Our Democrats and their packed supreme court are still relying on their secular constitutional article 52 where it clearly states a separation of church and state shall exist. Our RINO’s go along with them on the premis of the verbage of the phrase “separation of church and state” that is derived from a letter written by Thomas Jefferson in 1802 to a group identifying themselves as the Danbury Baptists. In that letter, referencing the First Amendment of the United States Constitution, Jefferson writes: “Believing with you that religion is a matter which lies solely between Man & his God, that he owes account to none other for his faith or his worship, that the legitimate powers of government reach actions only, & not opinions, I contemplate with sovereign reverence that act of the whole American people which declared that their legislature should “make no law respecting an establishment of religion, or prohibiting the free exercise thereof,” thus building a wall of separation between Church & State.” All Jefferson did was reiterate the United States Constitution’s 1st Amendment, Earl Warren was responsible for bastardizing the context.
Where, pray tell, has Obama been hiding his crescent and star and the mark of the beast?

Rhod says:

While Rev Turner fights the good fight, white liberals in the blogosphere are defending Jeremiah Wright’s Black Liberation Theology. Liberalism is a death wish.

Wild Thing says:

Lynn…..”Ralph, the porcelain God”…..LOL good one!
People like the aclu etc. only seem to care about their own list of beliefs and the heck with Christianity.

Wild Thing says:

Tom,I will never understand. I do konw they have an agenda the ACLU and it is against the Christian beliefs but how they can get away with all the things they do I will never understand it.

Wild Thing says:

John it is a vicious circle. We fight back, send emails, fax and phone calls. And the liberals do the same and also have the media and big groups like the ACLU etc. ANSWER and Soros groups to do tons more work getting their agenda accompolished.

Wild Thing says:

Horace, thank you so much, that means a lot to me. I am so glad and honored that you are a part of this blog, your commments are always so good.
Thatis a good idea to send it out to let people know too the information of what is going on.

Wild Thing says:

Odin those are all good ideas of things we can do.

Wild Thing says:

Jack. good one!
“Where, pray tell, has Obama been hiding his crescent and star and the mark of the beast?”

Wild Thing says:

Rhod, that is exactly what is happening you are so right.

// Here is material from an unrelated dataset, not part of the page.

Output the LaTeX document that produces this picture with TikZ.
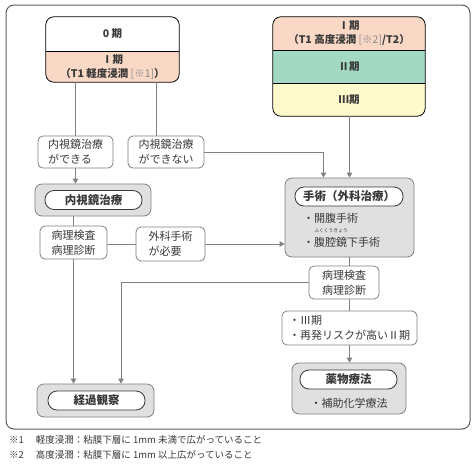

darthcrUSAderworldtour07 says:

The same in this blue state of secualar socialism! Our local Senior Center told the ‘Greatest Generation’ they could no longer say JESUS or JESUS CHRIST when they said grace out loud before their meals. I contacted WALLBUILDERSLIVE and our local conservative talk radio host did the same. (Rick Green & David Barton) http://www.wallbuilders.com and http://www.wallbuilderslive.com …. Yeah they’re TEXANS! This baby ain’t over by a longshot.

Wild Thing says:

Darth, wow I am so proud of you and all you do. Good for you!!!!!